Ottawa Citizen

As Democrats meet, U.S. still in chaotic free fall

- ANDREW COHEN Portland, Maine Andrew Cohen is a journalist, professor and author of Two Days in June: John F. Kennedy and the 48 Hours That Made History.

On the third night the Democrats gathered in their virtual convention, wildfires were raging across Northern California. Many were caused by what one state official calls “an historic siege of lightning strikes.”

Fire “tornadoes” are tearing through forests. Smoke is keeping people indoors. The heat is stifling, swelling demand for electricit­y, inducing rolling blackouts.

On the third night the Democrats gathered, there were 5.5 million cases of novel coronaviru­s recorded in the United States. There were 1,294 deaths on Aug. 19 alone, bringing the national death toll to 173,094.

On the third night the Democrats gathered, a mob in Portland, Ore., lit fires inside a county building. They did little damage, but it marked the 83rd night of protests, some hijacked by anarchists, over racial injustice.

On the third night the Democrats gathered, we learned that there were 1.1 million unemployme­nt insurance claims last week, higher than the week before. The much-trumpeted economic recovery is a mirage. Unemployme­nt is 10.2 per cent.

A country burning, a country protesting, a country struggling, its people dying. It is a biblical picture of America, and perhaps a metaphor, too.

On the third day the Democrats gathered, Kamala Harris, the junior senator from California, became the first Black woman to be nominated for the vice-presidency of a major party. She lamented the disorder and issued a warning of her own.

“We’re at an inflection point,” she said. “The constant chaos has left us adrift. The incompeten­ce makes us feel afraid. The callousnes­s makes us feel alone.”

A watershed. A crossroads. This is where the United States finds itself in this lost summer of 2020.

At the Democratic convention, speaker after speaker sounded the alarm. But none as stark as Barack Obama.

There he was, a former two-term president who has said he had taken a vow of silence to himself, lacerating the sitting president seeking re-election. Obama sees a house on fire.

Donald Trump represents a threat to democracy, Obama says, and he will win in November if Americans let him. “This administra­tion has shown it will tear our democracy down if that’s what it takes to win,” he warned. “So we have to get busy building it up.”

The assault on democracy, on the country’s values and principles, is as great as the danger to the forests of California and the health and security of Americans.

On the third day the Democrats gathered, Donald Trump praised a pair of Republican nominees who have embraced, without apology, the doctrine of QAnon. They believe that the government is threatened by a Satanist cabal of pedophiles of the Deep State from which only Trump can save the country.

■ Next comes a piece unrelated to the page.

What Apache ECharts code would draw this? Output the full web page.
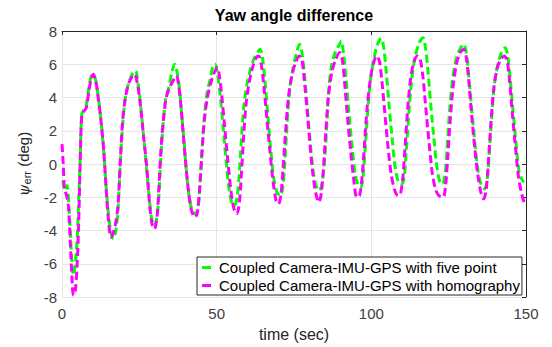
<!DOCTYPE html>
<html>
<head>
    <meta charset="utf-8">
    <style>
        body{
            margin:0;
            padding:0;
            background:#fff;
        }
        #chart{
            width: 552px;
            height: 347px;
        }
    </style>
</head>
<body>
    <div id="chart"></div>
    <script src="https://cdn.jsdelivr.net/npm/echarts@6/dist/echarts.min.js"></script>
    <script>
        // [time (sec), yaw error (deg)]
        var fivePoint = [
            [0.3,-1.0],[1.0,-1.6],[1.6,-1.3],[2.2,-2.4],[2.8,-4.5],[3.3,-6.2],[3.7,-6.7],[4.3,-6.0],[4.9,-4.5],[5.4,-2.2],
            [5.9,0.5],[6.4,3.0],[7.2,3.3],[7.8,3.5],[8.6,4.5],[9.3,5.2],[10.0,5.4],[10.8,5.1],[11.6,4.2],[12.5,2.8],
            [13.4,1.0],[14.2,-1.2],[15.0,-3.0],[15.8,-4.1],[16.6,-4.5],[17.4,-4.0],[18.1,-2.8],[18.7,-0.5],[19.4,1.8],[20.2,3.6],
            [21.0,4.5],[22.0,5.1],[23.0,5.5],[23.8,5.6],[24.6,4.8],[25.4,3.6],[26.3,1.8],[27.3,-0.2],[28.3,-2.2],[29.0,-3.3],
            [29.8,-3.7],[30.6,-3.3],[31.3,-2.0],[31.9,0.2],[32.6,2.2],[33.5,3.9],[34.5,4.6],[35.5,5.5],[36.4,6.0],[37.0,5.7],
            [37.8,4.8],[38.6,3.2],[39.5,1.2],[40.4,-0.8],[41.3,-2.2],[42.3,-2.9],[43.2,-3.0],[44.0,-2.5],[44.6,-1.2],[45.3,1.0],
            [46.1,3.0],[47.0,4.4],[47.8,5.0],[48.8,5.9],[49.5,6.0],[50.3,5.4],[51.1,4.2],[52.0,2.4],[53.0,0.3],[54.0,-1.5],
            [55.0,-2.4],[55.8,-2.5],[56.6,-2.0],[57.3,-0.6],[58.0,1.5],[58.8,3.5],[59.8,4.8],[60.8,5.6],[62.0,6.3],[63.2,6.7],
            [64.0,6.9],[64.8,6.4],[65.6,5.0],[66.5,3.0],[67.4,1.0],[68.4,-0.8],[69.5,-1.7],[70.5,-1.9],[71.3,-1.5],[72.0,0.0],
            [72.7,2.2],[73.5,4.3],[74.5,5.6],[75.7,6.6],[76.8,7.2],[77.5,6.8],[78.3,5.5],[79.2,3.6],[80.1,1.6],[81.1,-0.3],
            [82.1,-1.3],[83.2,-1.6],[84.0,-1.2],[84.8,0.0],[85.6,2.3],[86.2,4.4],[87.2,6.0],[88.5,6.8],[89.7,7.2],[90.3,7.4],
            [91.1,6.5],[91.9,5.0],[92.8,3.0],[93.8,1.0],[94.8,-0.6],[95.8,-1.3],[96.6,-1.4],[97.3,-0.8],[98.0,0.9],[98.8,3.1],
            [99.7,5.0],[100.8,6.3],[102.0,7.2],[103.2,7.55],[104.0,7.0],[104.8,5.6],[105.7,3.6],[106.7,1.6],[107.7,-0.2],[108.8,-1.1],
            [109.8,-1.2],[110.6,-0.8],[111.3,0.8],[112.1,3.0],[113.0,5.0],[114.1,6.4],[115.5,7.3],[116.7,7.6],[117.5,7.0],[118.3,5.6],
            [119.2,3.6],[120.2,1.6],[121.2,-0.2],[122.2,-1.1],[123.0,-1.2],[123.8,-0.7],[124.5,1.0],[125.3,3.2],[126.2,5.0],[127.3,6.2],
            [128.6,6.9],[129.8,7.2],[130.6,6.8],[131.4,5.5],[132.3,3.6],[133.3,1.6],[134.3,-0.2],[135.4,-1.2],[136.6,-1.5],[137.4,-1.0],
            [138.1,0.6],[138.9,2.8],[139.8,4.8],[140.9,6.0],[142.1,6.7],[143.3,7.0],[144.0,6.6],[144.8,5.3],[145.7,3.4],[146.7,1.4],
            [147.7,-0.4],[148.6,-0.9],[149.3,-1.1]
        ];
        var homography = [
            [0,1.2],[0.4,0.0],[0.8,-1.5],[1.5,-1.9],[2.1,-2.6],[2.7,-4.8],[3.2,-6.8],[3.7,-7.9],[4.3,-7.6],[4.9,-6.0],
            [5.4,-3.5],[5.9,0.3],[6.4,2.9],[7.2,3.2],[7.9,3.4],[8.7,4.4],[9.4,5.1],[10.1,5.4],[10.9,5.0],[11.7,4.0],
            [12.6,2.6],[13.5,0.8],[14.3,-1.6],[15.1,-3.5],[15.8,-4.4],[16.5,-4.2],[17.3,-3.6],[18.1,-2.5],[18.8,0.0],[19.6,2.6],
            [20.5,4.0],[21.5,4.8],[22.5,5.2],[23.5,5.4],[24.3,4.9],[25.2,3.8],[26.3,1.8],[27.4,-0.2],[28.4,-2.6],[29.2,-3.7],
            [29.9,-3.9],[30.7,-3.2],[31.3,-1.5],[31.9,0.6],[32.7,2.5],[33.7,4.0],[34.8,4.6],[35.9,5.0],[37.0,5.3],[37.6,4.9],
            [38.3,3.8],[39.1,2.0],[40.0,0.0],[41.0,-1.8],[42.0,-2.9],[43.0,-3.2],[43.8,-2.9],[44.5,-1.5],[45.2,0.5],[46.0,2.6],
            [47.0,4.0],[48.0,4.8],[49.0,5.4],[50.2,5.8],[50.9,5.3],[51.7,4.0],[52.6,2.2],[53.6,0.2],[54.6,-1.6],[55.6,-2.7],
            [56.5,-3.0],[57.3,-2.4],[58.0,-0.6],[58.7,1.6],[59.5,3.6],[60.5,4.9],[61.6,5.8],[62.8,6.4],[63.6,6.5],[64.4,6.0],
            [65.3,4.6],[66.2,2.8],[67.2,0.8],[68.2,-1.0],[69.2,-2.2],[70.0,-2.4],[70.8,-1.8],[71.5,-0.2],[72.3,2.0],[73.2,4.0],
            [74.3,5.3],[75.5,6.1],[76.7,6.5],[77.5,6.3],[78.3,5.1],[79.2,3.3],[80.1,1.3],[81.1,-0.6],[82.1,-1.8],[83.0,-2.3],
            [83.8,-1.8],[84.5,-0.3],[85.3,2.0],[86.1,4.0],[87.2,5.5],[88.5,6.3],[89.8,6.7],[90.6,6.3],[91.4,4.8],[92.3,2.8],
            [93.3,0.8],[94.3,-0.9],[95.3,-2.0],[96.2,-1.9],[97.0,-0.8],[97.8,1.2],[98.6,3.3],[99.6,5.0],[100.6,6.0],[101.7,6.5],
            [102.6,6.2],[103.4,5.0],[104.3,3.2],[105.3,1.2],[106.4,-0.6],[107.6,-1.6],[108.6,-1.9],[109.4,-1.8],[110.2,-0.8],[110.9,1.0],
            [111.7,3.2],[112.6,5.0],[113.7,6.1],[114.9,6.5],[115.8,6.3],[116.7,5.2],[117.6,3.4],[118.6,1.4],[119.6,-0.4],[120.7,-1.5],
            [121.8,-1.9],[123.2,-2.0],[124.0,-1.3],[124.7,0.4],[125.5,2.6],[126.4,4.6],[127.5,6.0],[128.7,6.7],[129.9,6.9],[130.7,6.4],
            [131.5,5.0],[132.4,3.0],[133.4,1.0],[134.4,-0.6],[135.4,-1.7],[136.3,-2.1],[137.1,-1.6],[137.8,0.0],[138.6,2.3],[139.5,4.4],
            [140.6,5.7],[141.8,6.3],[143.0,6.5],[143.9,6.2],[144.7,5.0],[145.6,3.0],[146.6,1.0],[147.6,-0.8],[148.6,-1.8],[149.4,-2.3],
            [150,-2.4]
        ];
        var seriesNames = ["Coupled Camera-IMU-GPS with five point", "Coupled Camera-IMU-GPS with homography"];
        var xTicks = [0, 50, 100, 150];
        var yTicks = [-8, -6, -4, -2, 0, 2, 4, 6, 8];
    </script>
    <script>
        var FONT = '"Liberation Sans", Arial, Helvetica, sans-serif';
        var chart = echarts.init(document.getElementById("chart"), null, {renderer: 'svg'});

        var boxAxis = {
            axisLine: {show: true, onZero: false, lineStyle: {color: '#262626', width: 1}},
            axisTick: {show: true, inside: true, length: 4, lineStyle: {color: '#262626'}},
            axisLabel: {show: false},
            splitLine: {show: false}
        };

        var option = {
            backgroundColor: '#fff',
            animation: false,
            textStyle: {fontFamily: FONT},
            graphic: [{
                type: 'text',
                x: 294,
                y: 7,
                style: {
                    text: 'Yaw angle difference',
                    textAlign: 'center',
                    font: 'bold 16px ' + FONT,
                    fill: '#000'
                }
            }],
            grid: {left: 62, right: 26, top: 31, bottom: 46},
            legend: {
                orient: 'vertical',
                left: 197,
                top: 257,
                padding: [2, 2, 1, 5],
                itemGap: 1,
                itemWidth: 9,
                itemHeight: 3,
                borderColor: '#262626',
                borderWidth: 1,
                backgroundColor: '#fff',
                textStyle: {fontSize: 15, lineHeight: 17, color: '#000', fontFamily: FONT, padding: [0, 0, 0, 3]},
                data: [
                    {name: seriesNames[0], icon: 'rect'},
                    {name: seriesNames[1], icon: 'rect'}
                ]
            },
            xAxis: [{
                type: 'value',
                min: xTicks[0],
                max: xTicks[xTicks.length - 1],
                interval: 50,
                name: 'time (sec)',
                nameLocation: 'middle',
                nameGap: 29,
                nameTextStyle: {fontSize: 16, color: '#262626'},
                axisLine: {show: false, onZero: false},
                axisTick: {show: false},
                axisLabel: {fontSize: 15, color: '#404040', margin: 9},
                splitLine: {show: true, lineStyle: {color: '#e6e6e6'}}
            }, Object.assign({
                type: 'value', position: 'top',
                min: xTicks[0], max: xTicks[xTicks.length - 1], interval: 50
            }, boxAxis)],
            yAxis: [{
                type: 'value',
                min: yTicks[0],
                max: yTicks[yTicks.length - 1],
                interval: 2,
                name: '{psi|ψ}{sub|err} (deg)',
                nameLocation: 'middle',
                nameRotate: 90,
                nameGap: 30,
                nameTextStyle: {
                    fontSize: 15,
                    color: '#262626',
                    rich: {
                        psi: {fontSize: 15, fontStyle: 'italic', fontFamily: '"DejaVu Serif", serif', color: '#262626'},
                        sub: {fontSize: 11, color: '#262626', padding: [6, 0, 0, 0]}
                    }
                },
                axisLine: {show: false, onZero: false},
                axisTick: {show: false},
                axisLabel: {fontSize: 15, color: '#404040', margin: 5},
                splitLine: {show: true, lineStyle: {color: '#e6e6e6'}}
            }, Object.assign({
                type: 'value', position: 'right',
                min: yTicks[0], max: yTicks[yTicks.length - 1], interval: 2
            }, boxAxis)],
            series: [{
                name: seriesNames[0],
                type: 'line',
                data: fivePoint,
                smooth: 0.3,
                showSymbol: false,
                color: '#00ff00',
                lineStyle: {width: 3, type: [8, 4], color: '#00ff00'}
            }, {
                name: seriesNames[1],
                type: 'line',
                data: homography,
                smooth: 0.3,
                showSymbol: false,
                color: '#ff00ff',
                lineStyle: {width: 3, type: [8, 4], color: '#ff00ff'}
            }]
        };

        chart.setOption(option);
    </script>
</body>
</html>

When asked, Trump shrugs and says he doesn’t know what they believe but he likes that they believe in him. He calls one of them “the future of the Republican Party.”

Meanwhile, Trump’s adviser, Stephen Bannon, has been charged with fraud in New York. He joins the grifters, sycophants and remittance men in Trump’s circle whose skuldugger­y, or criminalit­y, Trump pardons, denies, defends or excuses.

Now, one of his appointees, the postmaster general, is reversing plans to weaken the U.S. Postal Service. Facing protests, he promises to stop removing postal boxes and dismantlin­g sorting machines, which makes it harder for people to vote.

Trump also says that he won’t necessaril­y respect the outcome of the election. His spokeswoma­n, Kayleigh McEnany, says “the president will see what happens and make a determinat­ion in the aftermath.” Really.

McEnany is to Washington today what “Comical Ali,” the spokesman for Saddam Hussein, was to Baghdad in 2003. Comical Ali kept insisting that American troops were retreating or committing mass suicide during the invasion of Iraq, as they were knocking on his door.